Legendary rower, Olympic icon and trailblazer, Anita DeFrantz will be honored with the 2024 NCAA President's Gerald R. Ford Award on Wednesday, January 10, at the NCAA Convention Welcome and Awards Presentation in Phoenix, Ariz. The award is presented to an individual who has provided significant leadership as an advocate for intercollegiate athletics on a continuous basis over the course of the individual's career. She previously received the NCAA Silver Anniversary Award in 1999.

An Indiana native, DeFrantz began rowing as an undergraduate at Connecticut College before entering graduate school at the University of Pennsylvania in 1974 and joining Vesper Boat Club. DeFrantz went on to captain the U.S. women's rowing team at the 1976 Olympic Games in Montreal, winning a bronze medal in the eight. At the same time, she began serving on the United States Olympic Committee's Board of Directors, after her election to the Athletes' Advisory Committee in 1976.

In 1980, DeFrantz made her second Olympic team but was unable to compete due to the U.S. boycott. DeFrantz led the athletes' fight to compete in Moscow, standing up for her beliefs and the rights of athletes, something she has continued to do throughout her career in sports.

After finishing her international racing career, DeFrantz served as vice president of the 1984 Los Angeles Olympic Organizing Committee and was elected to IOC membership in 1986, becoming both the first African American and first woman to serve on the committee.

In 1987, she began a 28-year run as president of the LA84 Foundation, stewarding the legacy of the 1984 Olympic Games. Over the past 32 years, the foundation has invested more than $225 million to support more than 2,000 youth sports organizations and continues to provide Los Angeles youth with recreation and sports opportunities.

In 1992, DeFrantz was elected to the IOC Executive Board and was appointed to the IOC's Olympic Program Commission.

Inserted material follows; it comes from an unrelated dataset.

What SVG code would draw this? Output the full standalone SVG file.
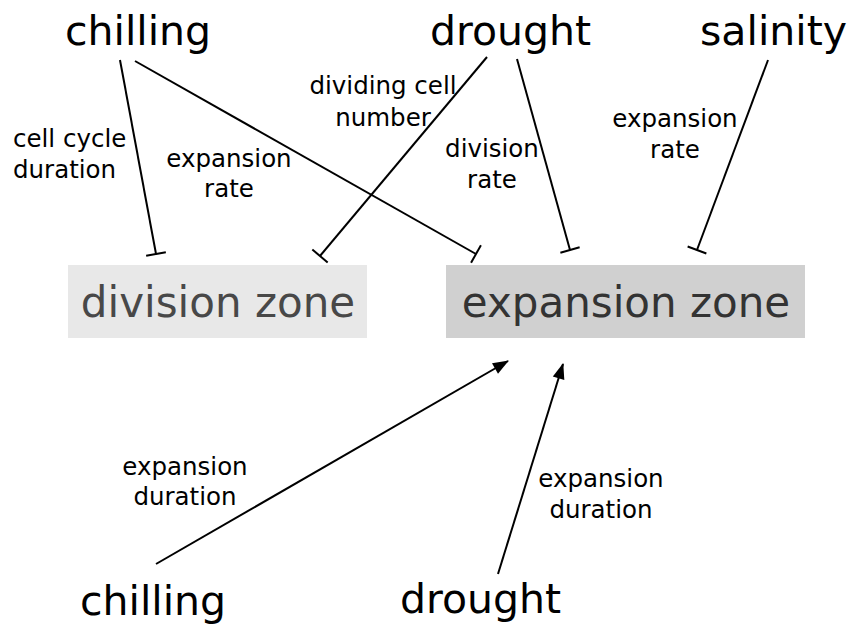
<svg xmlns="http://www.w3.org/2000/svg" width="850" height="628" viewBox="0 0 850 628">
<style>
.big{font-family:"DejaVu Sans",Verdana,sans-serif;font-size:41px;fill:#000}
.zone{font-family:"DejaVu Sans",Verdana,sans-serif;font-size:42px;text-anchor:middle}
.lbl{font-family:"DejaVu Sans",Verdana,sans-serif;font-size:24.5px;fill:#000}
.c{text-anchor:middle}
.inh{stroke:#000;stroke-width:2;fill:none;marker-end:url(#tbar)}
.act{stroke:#000;stroke-width:2;fill:none;marker-end:url(#arrow)}
</style>
<defs>
<marker id="tbar" markerUnits="userSpaceOnUse" markerWidth="4" markerHeight="24" refX="2" refY="12" orient="auto" overflow="visible">
<path d="M2,2 L2,22" stroke="#000" stroke-width="2"/>
</marker>
<marker id="arrow" markerUnits="userSpaceOnUse" markerWidth="16" markerHeight="12" refX="15" refY="6" orient="auto" overflow="visible">
<path d="M0,0 L16,6 L0,12 z" fill="#000"/>
</marker>
</defs>
<rect width="850" height="628" fill="#fff"/>
<g id="division-zone">
<rect x="68" y="265" width="299" height="73" fill="#e8e8e8"/>
<text class="zone" x="218" y="317" fill="#484848">division zone</text>
</g>
<g id="expansion-zone">
<rect x="446" y="265" width="359" height="73" fill="#d0d0d0"/>
<text class="zone" x="626" y="317" fill="#333">expansion zone</text>
</g>
<g id="chilling-top"><text class="big" x="65" y="45">chilling</text></g>
<g id="drought-top"><text class="big" x="430" y="45">drought</text></g>
<g id="salinity-top"><text class="big" x="700" y="45">salinity</text></g>
<g id="chilling-bottom"><text class="big" x="80" y="615">chilling</text></g>
<g id="drought-bottom"><text class="big" x="400" y="613">drought</text></g>
<g id="connectors">
<line class="inh" x1="120" y1="60" x2="156" y2="254"/>
<line class="inh" x1="135" y1="61" x2="476" y2="254"/>
<line class="inh" x1="487" y1="57" x2="320" y2="256"/>
<line class="inh" x1="517" y1="59" x2="570" y2="250"/>
<line class="inh" x1="768" y1="60" x2="697" y2="250"/>
<line class="act" x1="156" y1="564" x2="508" y2="361"/>
<line class="act" x1="498" y1="574" x2="563" y2="364"/>
</g>
<g id="labels">
<text class="lbl" x="13" y="147">cell cycle</text>
<text class="lbl" x="13" y="178">duration</text>
<text class="lbl c" x="229" y="167">expansion</text>
<text class="lbl c" x="229" y="197">rate</text>
<text class="lbl c" x="383" y="94">dividing cell</text>
<text class="lbl c" x="383" y="126">number</text>
<text class="lbl c" x="492" y="157">division</text>
<text class="lbl c" x="492" y="188">rate</text>
<text class="lbl c" x="675" y="127">expansion</text>
<text class="lbl c" x="675" y="158">rate</text>
<text class="lbl c" x="185" y="475">expansion</text>
<text class="lbl c" x="185" y="505">duration</text>
<text class="lbl c" x="601" y="487">expansion</text>
<text class="lbl c" x="601" y="518">duration</text>
</g>
</svg>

In 1995, she was appointed chair of the Women and Sport Consortium, which succeeded in opening up sport more to women, and then in 1997, she was the first woman elected to a four-year term as an IOC vice president, a position she held until 2001. She was elected to a second term as an IOC vice president in 2018.

She currently is president of the Tubman Truth Corp., an organization working to provide liberty and justice for all people, and also serves on LA 2028, the Los Angeles organizing committee for the 2028 Olympic Games.

DeFrantz has a B.A. from Connecticut College and a J.D. from the University of Pennsylvania Law School. The two-time Olympian competed on the U.S. National Team from 1975-1980, winning a bronze medal in the eight at the 1976 Olympics and a silver medal in the four with coxswain at the 1978 World Championships.